Topper Harley (Charlie Sheen) is an Air Force washout, living on an Indian Reservation. But his country needs him, and he's convinced to return to service as a pilot, provided he can pass a psychiatric exam. Topper falls for his psychiatrist, Ramada Thompson (Valeria Golino), which dumps fuel on a long-running family grudge with Lt. Kent Gregory (Cary Elwes). Eventually, they must get along to complete a mission.
But that's not important right now. What is important is "Hot Shots!" is packed with jokes, delivered at a rapid-fire pace. You have to pay attention to what's going on, as the sight gags hits nearly as frequently. Some are large gags, like someone getting electrocuted behind a door.

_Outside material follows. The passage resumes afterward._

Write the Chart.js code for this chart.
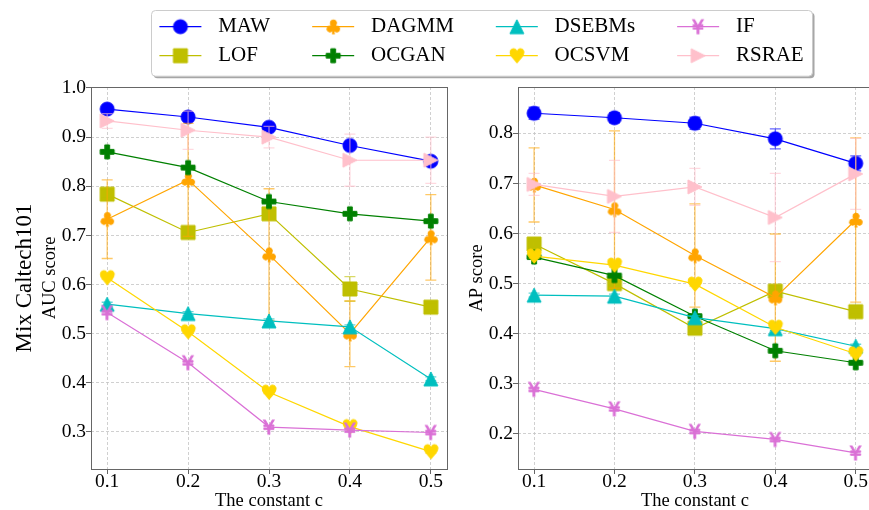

Beyond that, this might be the end of prime Charlie Sheen, before his behavior turned him into a caricature of himself. You've got this and "Major League," and the stuff before that like "Platoon" and his great small role in "Ferris Bueller's Day Off." Afterwards, well, the '90s were pretty much an unmitigated string of suck for Mr. Sheen. But here, he's getting softballs thrown at him, and he's knocking them out of the park. The humor here piles up on you, and once one joke hits squarely, you'll spend the rest of the movie giggling from the barrage of jokes.
"Hot Shots!" is something that holds up reasonably well, even removed from the context of the then-contemporary films that it was parodying. You don't need to have seen "Top Gun" or "Cool as Ice" to laugh at the motley crew that flies with Topper, or Topper's attempt to seduce Ramada on his bike. It's almost hard to evaluate whether or not movies like this are successful until they're removed from their time; you can't always tell if the humor holds up or is relying too heavily on references until everyone's forgotten the references. For me, it's still really watchable. Part of that might be nostalgia, but I'll also never get tired of jokes like, "If I was joking, I'd say, 'What do you do with an elephant with three balls? Walk him and pitch to the rhino."